Remembering Dwight Shambley (1949-2020)

Dwight Shamblay_(1949-2000)_Young Strings Founder_Artistic Director Emeritus_Bass Dallas Symphony

The Dallas Symphony Orchestra remembers long-time bassist Dwight Shambley. He passed away on January 27, 2020, and is survived by his wife of 40 years, Dallas Symphony violinist Sho-Mei Pelletier, and their two children, Aaron Joshua and Alexis Jessica.

Dwight Shambley graduated from the University of Cincinnati College-Conservatory of Music and joined the Dallas Symphony Orchestra in 1972. Shambley taught bass at Texas Tech University and has also been on the faculties of the University of Tulsa, the University of Arkansas and Southern Methodist University.
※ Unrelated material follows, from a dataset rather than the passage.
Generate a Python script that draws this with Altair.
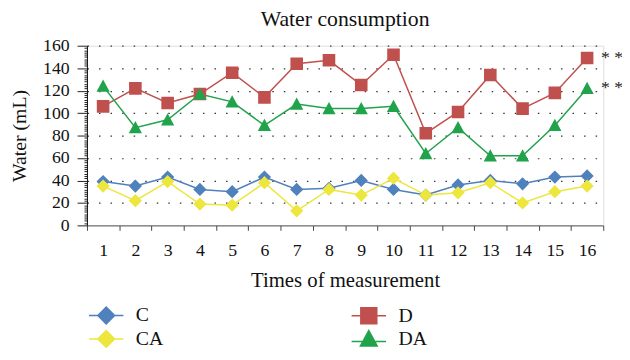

He has held the positions of Principal Bass with the Tulsa Symphony, Assistant Principal with the Santa Fe Opera and artist with the Santa Fe Chamber Music Festival.

Shambley dedicated his career to raising up the next generation of musicians and changing the face of professional orchestras. After learning that African-Americans made up two percent of professional orchestral musicians, he knew that he had to be the catalyst for change. Shambley was determined to give underrepresented musicians in Dallas serious classical music training and genuine access to an orchestral career.

In 1992, Shambley co-founded the Dallas Symphony’s Young Strings program. Young Strings develops the talents of exceptional and underrepresented string players in the City of Dallas by providing its students with the skills, lessons, opportunities and resources essential for success both in college and careers in music.

In 2001, the Young Strings program was recognized on the national stage. The program won a Coming Up Taller Award, an award presented by the President’s Committee on the Arts and the Humanities in partnership with the Institute of Museum and Library Services, the National Endowment for the Arts and the National Endowment for the Humanities that recognizes superior arts programs in communities. Shambley and DSO Director of Education Lee Ann Binford traveled to Washington, DC, to receive this prestigious honor. First Lady Laura Bush said of the awards, “The Coming Up Taller Awards celebrate the promise that lies within every child in America. These awards also salute the community’s leaders, artists and teachers who invest their time and talents to ensure that the promise of America’s children is realized.”

For 28 years, the program has worked to increase the diversity of American orchestras. In June 2019, the Dallas Symphony Orchestra presented Shambley with the title Young Strings Founder and Artistic Director Emeritus.

Shambley said, “Young Strings was founded to bring music to the lives of those who have never thought it could be an option for them. Through its history, it has continued to nurture our youngest musicians in Dallas, launch the careers of many players and inspire the imaginations of music lovers. I am honored to have established this tradition, and I know that as it continues to grow, we will see even more students and young adults have music as the center of their lives.”

Though he was proud of the musicians, his proudest moments were when the influence went beyond the practice room. What impacts the child impacts the parents, siblings, family and friends, and Shambley built generations of music makers and music lovers across the United States.

“We will miss Dwight terribly at the DSO and in Dallas” said Kim Noltemy, Ross Perot President & CEO. “He was a change agent, looking beyond himself to the future of orchestral music. He leveled the playing field for hundreds of students, and his legacy is beyond compare.”